Have you ever felt lost or abandoned? I remember when I was five years old. I was not sitting in the grocery cart. I was walking with my mother, looking at all the things on the shelves. All of a sudden, I realize that my mother isn’t there. I go walking through the store, looking down each of the aisles, nothing. After what felt like a very long time to my five-year-old mind, I go up to the front and tell someone up there that I can’t find my mommy. Soon there was this voice over head telling my mother where to find me. Then, I saw my mom. I thought I had been lost and forgotten, but my mother was close by, and by that time very ready to take me home. I was not forgotten, and neither was Esther.

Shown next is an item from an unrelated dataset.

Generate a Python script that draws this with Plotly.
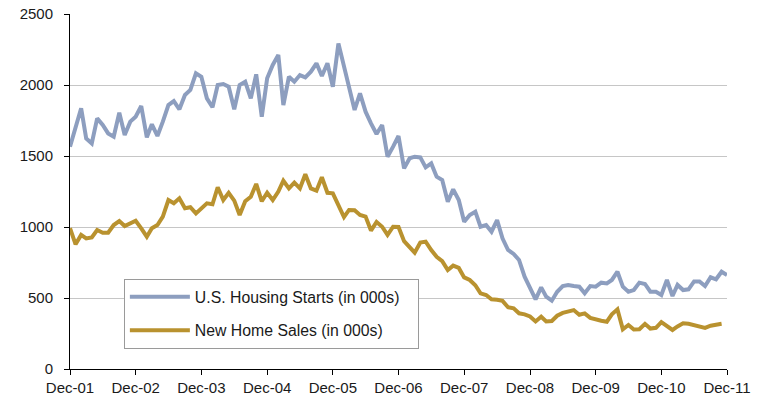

She could have felt abandoned, but there were people in her life to help guide her. Her cousin Mordecai adopted her at a time when that usually did not happen. Once in the woman’s house, she had Hegai, who looked after her. He liked her and helped her. It was very similar to what happened with Daniel in the court of Nebuchadnezzar, at the beginning of the Babylonian exile. (c.f. Daniel 1)


In the end, Esther won the Ultimate Bachelor Contest and became queen. One of the things I find interesting is that it doesn’t say she was the most beautiful. Some Bible translations differ, but the Hebrew most closely matches the version we read today. “The king loved Esther more than all the other women” (Esther 2:17a). He loved her, and she was well-liked by everyone.


We’re all these coincidences? Perhaps, but the number of them? There is a vacancy for a queen, and this little orphan girl wins the favor of Hegai, receives the best living arrangements and the most help. Wisely she accepts it, and this woman becomes Queen. Queens were supposed to come from noble families, not poor orphans Jewish girls. Coincidence?


It is said that “coincidences are miracles where God wishes to remain anonymous” (Beth Moore, Esther: It’s Tough Being a Woman, video 1).


This is just the beginning of the story. A story of adventure and intrigue. The stage is set. We will have twists and turns.


Coincidence or God’s plan? Can God be working behind the scenes when we are not aware?


Coincidence, “Miracles where God wishes to remain anonymous.” But there is one thing for sure God never wants to be anonymous in your life!